Let $n,\,k,\,r,\,s\in\mathbb{N}$ and $0\leq r,s<n$. We have $nk+r$ objects placed in $n$ containers. Show that we can choose $s$ containers such that there is at least $sk+\min{\{r,\,s\}}$ objects inside in total.
I have tried induction by $n$ (and I look for answer involving induction if this is possible, but all others are welcome). Proof is pretty straightforward (i use pigeonhole principle on set of $n$ containers and then, using assumption for $n-1$ I know that in the rest of containers I can find some $s_0$ such that $s_0k+\min{\{r,\,s_0\}}$), but I have no idea what comes next.

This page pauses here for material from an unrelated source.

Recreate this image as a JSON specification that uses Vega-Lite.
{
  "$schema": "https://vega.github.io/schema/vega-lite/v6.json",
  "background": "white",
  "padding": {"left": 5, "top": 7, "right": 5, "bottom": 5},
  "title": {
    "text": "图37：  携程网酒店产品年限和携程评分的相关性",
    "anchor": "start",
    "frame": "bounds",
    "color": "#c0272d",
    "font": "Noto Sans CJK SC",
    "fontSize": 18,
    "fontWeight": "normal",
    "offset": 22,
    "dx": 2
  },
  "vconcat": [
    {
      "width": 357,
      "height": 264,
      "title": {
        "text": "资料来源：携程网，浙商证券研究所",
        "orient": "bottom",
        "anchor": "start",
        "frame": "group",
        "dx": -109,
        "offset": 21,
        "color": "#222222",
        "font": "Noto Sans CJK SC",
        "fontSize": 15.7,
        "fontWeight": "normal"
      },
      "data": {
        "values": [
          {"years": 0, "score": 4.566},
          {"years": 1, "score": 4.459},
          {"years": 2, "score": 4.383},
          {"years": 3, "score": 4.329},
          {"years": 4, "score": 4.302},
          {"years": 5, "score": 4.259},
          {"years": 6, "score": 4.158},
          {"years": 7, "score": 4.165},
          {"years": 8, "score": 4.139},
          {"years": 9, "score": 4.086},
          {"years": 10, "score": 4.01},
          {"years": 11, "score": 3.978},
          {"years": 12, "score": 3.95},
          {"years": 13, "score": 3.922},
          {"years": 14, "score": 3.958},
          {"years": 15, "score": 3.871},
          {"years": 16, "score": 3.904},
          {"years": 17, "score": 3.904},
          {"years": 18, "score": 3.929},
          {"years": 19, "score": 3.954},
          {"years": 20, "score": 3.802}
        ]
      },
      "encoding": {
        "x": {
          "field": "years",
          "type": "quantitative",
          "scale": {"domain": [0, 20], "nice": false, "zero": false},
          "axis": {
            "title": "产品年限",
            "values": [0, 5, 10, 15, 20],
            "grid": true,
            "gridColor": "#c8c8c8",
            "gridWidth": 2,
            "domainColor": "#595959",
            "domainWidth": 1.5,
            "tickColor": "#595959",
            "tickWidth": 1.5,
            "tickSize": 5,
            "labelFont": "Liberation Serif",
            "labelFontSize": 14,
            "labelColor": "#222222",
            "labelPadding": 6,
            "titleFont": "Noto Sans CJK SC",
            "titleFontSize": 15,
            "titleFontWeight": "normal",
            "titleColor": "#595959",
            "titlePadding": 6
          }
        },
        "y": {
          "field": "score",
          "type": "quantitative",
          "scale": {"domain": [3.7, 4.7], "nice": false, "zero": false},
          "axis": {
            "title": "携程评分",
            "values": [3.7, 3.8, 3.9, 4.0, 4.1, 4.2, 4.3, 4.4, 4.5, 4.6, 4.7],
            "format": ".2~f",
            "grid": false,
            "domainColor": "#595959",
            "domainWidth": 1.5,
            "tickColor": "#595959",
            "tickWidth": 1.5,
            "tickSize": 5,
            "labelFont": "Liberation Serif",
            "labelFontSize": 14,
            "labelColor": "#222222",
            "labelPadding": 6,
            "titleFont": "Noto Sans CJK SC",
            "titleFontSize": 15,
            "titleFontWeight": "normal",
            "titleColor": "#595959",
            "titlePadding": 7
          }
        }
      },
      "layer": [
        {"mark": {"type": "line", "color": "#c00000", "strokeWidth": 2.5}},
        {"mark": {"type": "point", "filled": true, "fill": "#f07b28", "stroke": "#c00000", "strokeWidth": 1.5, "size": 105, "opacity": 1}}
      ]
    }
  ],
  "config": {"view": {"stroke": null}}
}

For $j=1,\ldots,n$ let $m_j$ be the number of objects in the $j$-th container; we may assume that $m_1\ge m_2\ge\ldots\ge m_n$, and we want to know what the minimum possible value of $m_1+\ldots+m_s$ is. Specifically, we’d like to show that it’s $sk+\min\{r,s\}$.

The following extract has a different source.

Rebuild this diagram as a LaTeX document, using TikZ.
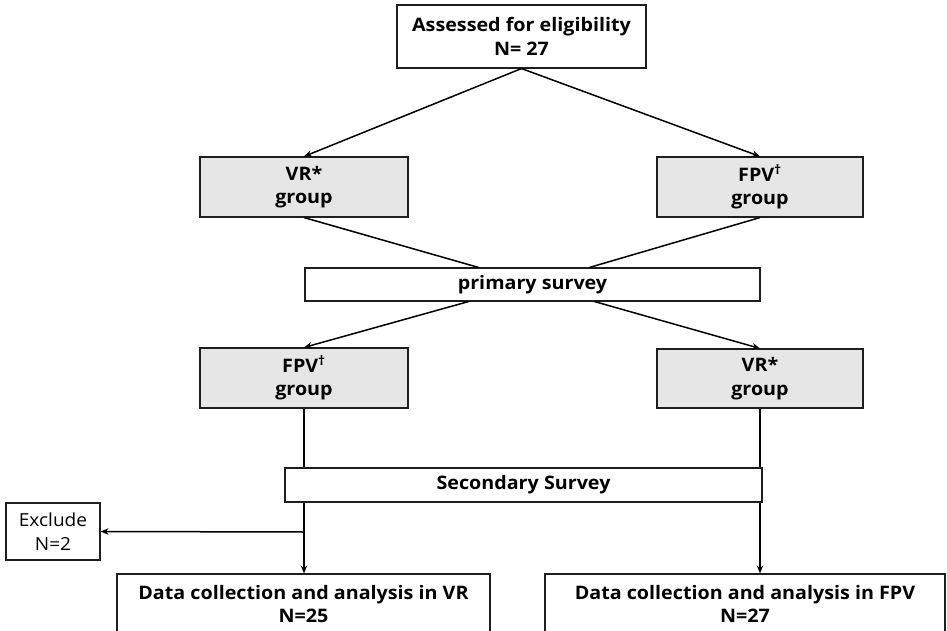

Suppose that $r\ge s$ and $m_1+\ldots+m_s<sk+s$. Then
$$m_{s+1}+\ldots+m_n>(nk+r)-(sk+s)=(n-s)k+(r-s)\ge(n-s)k\;,$$
so $m_{s+1}\ge k+1$. But then $m_s\ge k+1$, so $m_1+\ldots+m_s\ge s(k+1)=sk+s$, a contradiction. Thus, $m_1+\ldots+m_s\ge sk+s$, as desired.
Now assume that $r<s$ and that $m_1+\ldots+m_s<sk+r$, and argue similarly to get another contradiction, thereby completing the proof of the desired result.

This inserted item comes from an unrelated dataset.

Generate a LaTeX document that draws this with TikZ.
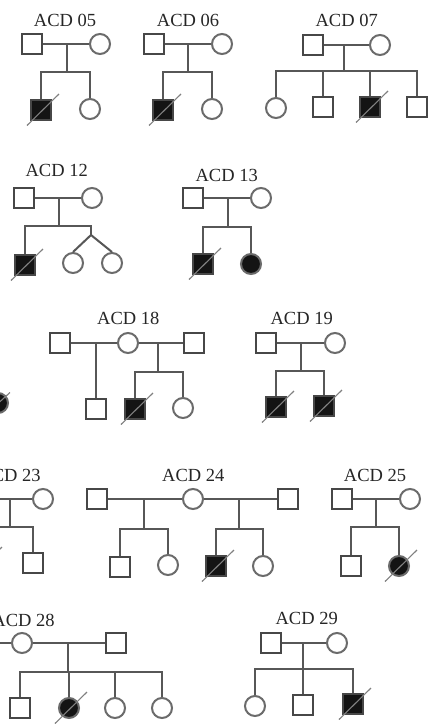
\documentclass[tikz,border=0pt]{standalone}
\usepackage{fontspec}
\setmainfont{Liberation Serif}
\usetikzlibrary{calc}
\newcommand\decslash[1]{\draw[sl] ($(#1.center)+(-14,15.5)$) -- ($(#1.center)+(18,-16)$);}
\begin{document}
\begin{tikzpicture}[x=1pt,y=-1pt,
  ln/.style={draw=black!66,line width=2pt},
  sq/.style={rectangle,draw=black!72,line width=2pt,minimum size=20pt,inner sep=0pt},
  ci/.style={circle,draw=black!58,line width=2pt,minimum size=20pt,inner sep=0pt},
  aff/.style={fill=black!92},
  ttl/.style={font=\fontsize{18.5}{18.5}\selectfont,text=black!85,inner sep=0pt},
  sl/.style={draw=black!50,line width=1.1pt}]
\clip (0,0) rectangle (435,728);
\fill[white] (0,0) rectangle (435,728);

% ACD 05
\node[ttl] (t05) at (65,20) {ACD 05};
\node[sq] (f05) at (32,44) {};
\node[ci] (m05) at (100,44) {};
\coordinate (d05) at (67,44);
\coordinate (s05) at (67,72);
\node[sq,aff] (c05a) at (41,110) {};
\node[ci] (c05b) at (90,109) {};
\draw[ln] (f05) -- (m05);
\draw[ln] (d05) -- (s05);
\draw[ln] (c05a.north) |- (s05) -| (c05b.north);
\decslash{c05a}

% ACD 06
\node[ttl] (t06) at (188,20) {ACD 06};
\node[sq] (f06) at (154,44) {};
\node[ci] (m06) at (222,44) {};
\coordinate (d06) at (188,44);
\coordinate (s06) at (188,72);
\node[sq,aff] (c06a) at (163,110) {};
\node[ci] (c06b) at (212,109) {};
\draw[ln] (f06) -- (m06);
\draw[ln] (d06) -- (s06);
\draw[ln] (c06a.north) |- (s06) -| (c06b.north);
\decslash{c06a}

% ACD 07
\node[ttl] (t07) at (346.7,20) {ACD 07};
\node[sq] (f07) at (313,45) {};
\node[ci] (m07) at (380,45) {};
\coordinate (d07) at (344,45);
\coordinate (s07) at (344,71);
\node[ci] (c07a) at (276,108) {};
\node[sq] (c07b) at (323,107) {};
\node[sq,aff] (c07c) at (370,107) {};
\node[sq] (c07d) at (417,107) {};
\draw[ln] (f07) -- (m07);
\draw[ln] (d07) -- (s07);
\draw[ln] (c07a.north) |- (s07) -| (c07d.north);
\draw[ln] (c07b.north) -- (c07b.north |- s07);
\draw[ln] (c07c.north) -- (c07c.north |- s07);
\decslash{c07c}

% ACD 12
\node[ttl] (t12) at (56.7,170) {ACD 12};
\node[sq] (f12) at (24,198) {};
\node[ci] (m12) at (92,198) {};
\coordinate (d12) at (59,198);
\coordinate (s12) at (59,226);
\coordinate (tw12) at (91,235);
\node[sq,aff] (c12a) at (25,265) {};
\node[ci] (c12b) at (73,263) {};
\node[ci] (c12c) at (112,263) {};
\draw[ln] (f12) -- (m12);
\draw[ln] (d12) -- (s12);
\draw[ln] (c12a.north) |- (s12) -| (tw12);
\draw[ln] (tw12) -- (c12b.north);
\draw[ln] (tw12) -- (c12c.north);
\decslash{c12a}

% ACD 13
\node[ttl] (t13) at (226.7,175) {ACD 13};
\node[sq] (f13) at (193,198) {};
\node[ci] (m13) at (261,198) {};
\coordinate (d13) at (228,198);
\coordinate (s13) at (228,227);
\node[sq,aff] (c13a) at (203,264) {};
\node[ci,aff] (c13b) at (251,264) {};
\draw[ln] (f13) -- (m13);
\draw[ln] (d13) -- (s13);
\draw[ln] (c13a.north) |- (s13) -| (c13b.north);
\decslash{c13a}

% partial at left, row 3
\node[ci,aff] (p17) at (-2,403) {};
\draw[sl] ($(p17.center)+(-16,15)$) -- ($(p17.center)+(12,-10.5)$);

% ACD 18
\node[ttl] (t18) at (128.3,318) {ACD 18};
\node[sq] (f18a) at (60,343) {};
\node[ci] (m18) at (128,343) {};
\node[sq] (f18b) at (194,343) {};
\coordinate (d18a) at (96,343);
\coordinate (d18b) at (158,343);
\coordinate (s18) at (158,372);
\node[sq] (c18a) at (96,409) {};
\node[sq,aff] (c18b) at (135,409) {};
\node[ci] (c18c) at (183,408) {};
\draw[ln] (f18a) -- (m18) -- (f18b);
\draw[ln] (d18a) -- (c18a.north);
\draw[ln] (d18b) -- (s18);
\draw[ln] (c18b.north) |- (s18) -| (c18c.north);
\decslash{c18b}

% ACD 19
\node[ttl] (t19) at (301.7,318) {ACD 19};
\node[sq] (f19) at (266,343) {};
\node[ci] (m19) at (335,343) {};
\coordinate (d19) at (301,343);
\coordinate (s19) at (301,371);
\node[sq,aff] (c19a) at (276,407) {};
\node[sq,aff] (c19b) at (324,406) {};
\draw[ln] (f19) -- (m19);
\draw[ln] (d19) -- (s19);
\draw[ln] (c19a.north) |- (s19) -| (c19b.north);
\decslash{c19a}
\decslash{c19b}

% ACD 23 (partly outside)
\node[ttl] (t23) at (9.5,475) {ACD 23};
\node[sq] (f23) at (-23,499) {};
\node[ci] (m23) at (43,499) {};
\coordinate (d23) at (10,499);
\coordinate (s23) at (10,527);
\node[sq,aff] (c23a) at (-16,563) {};
\node[sq] (c23b) at (33,563) {};
\draw[ln] (f23) -- (m23);
\draw[ln] (d23) -- (s23);
\draw[ln] (c23a.north) |- (s23) -| (c23b.north);
\decslash{c23a}

% ACD 24
\node[ttl] (t24) at (193.3,475) {ACD 24};
\node[sq] (f24a) at (97,499) {};
\node[ci] (m24) at (193,499) {};
\node[sq] (f24b) at (288,499) {};
\coordinate (d24a) at (144,499);
\coordinate (s24a) at (144,529);
\coordinate (d24b) at (239,499);
\coordinate (s24b) at (239,529);
\node[sq] (c24a) at (120,567) {};
\node[ci] (c24b) at (168,565) {};
\node[sq,aff] (c24c) at (216,566) {};
\node[ci] (c24d) at (263,566) {};
\draw[ln] (f24a) -- (m24) -- (f24b);
\draw[ln] (d24a) -- (s24a);
\draw[ln] (d24b) -- (s24b);
\draw[ln] (c24a.north) |- (s24a) -| (c24b.north);
\draw[ln] (c24c.north) |- (s24b) -| (c24d.north);
\decslash{c24c}

% ACD 25
\node[ttl] (t25) at (375,475) {ACD 25};
\node[sq] (f25) at (342,499) {};
\node[ci] (m25) at (410,499) {};
\coordinate (d25) at (376,499);
\coordinate (s25) at (376,527);
\node[sq] (c25a) at (351,566) {};
\node[ci,aff] (c25b) at (399,566) {};
\draw[ln] (f25) -- (m25);
\draw[ln] (d25) -- (s25);
\draw[ln] (c25a.north) |- (s25) -| (c25b.north);
\decslash{c25b}

% ACD 28 (partly outside)
\node[ttl] (t28) at (23.5,620) {ACD 28};
\coordinate (l28) at (-10,643);
\node[ci] (m28) at (22,643) {};
\node[sq] (f28) at (116,643) {};
\coordinate (d28) at (68,643);
\coordinate (s28) at (68,672);
\node[sq] (c28a) at (20,708) {};
\node[ci,aff] (c28b) at (69,708) {};
\node[ci] (c28c) at (115,708) {};
\node[ci] (c28d) at (162,708) {};
\draw[ln] (l28) -- (m28) -- (f28);
\draw[ln] (d28) -- (s28);
\draw[ln] (c28a.north) |- (s28) -| (c28d.north);
\draw[ln] (c28b.north) -- (c28b.north |- s28);
\draw[ln] (c28c.north) -- (c28c.north |- s28);
\decslash{c28b}

% ACD 29
\node[ttl] (t29) at (306.7,618.3) {ACD 29};
\node[sq] (f29) at (271,643) {};
\node[ci] (m29) at (337,643) {};
\coordinate (d29) at (303,643);
\coordinate (s29) at (303,669);
\node[ci] (c29a) at (255,706) {};
\node[sq] (c29b) at (303,705) {};
\node[sq,aff] (c29c) at (353,704) {};
\draw[ln] (f29) -- (m29);
\draw[ln] (d29) -- (s29);
\draw[ln] (c29a.north) |- (s29) -| (c29c.north);
\draw[ln] (c29b.north) -- (c29b.north |- s29);
\decslash{c29c}
\end{tikzpicture}
\end{document}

It may help the intuition to realize that the sum $m_1+\ldots+m_s$ is minimal when $m_1,\ldots,m_n$ are as nearly equal as possible, and that this occurs when
$$m_i=\begin{cases} k+1,&\text{if }1\le i\le r\\ k,&\text{if }r<i\le n\;. \end{cases}$$
The desired result follows immediately from this, though I think that it’s at least as easy to prove the desired result directly.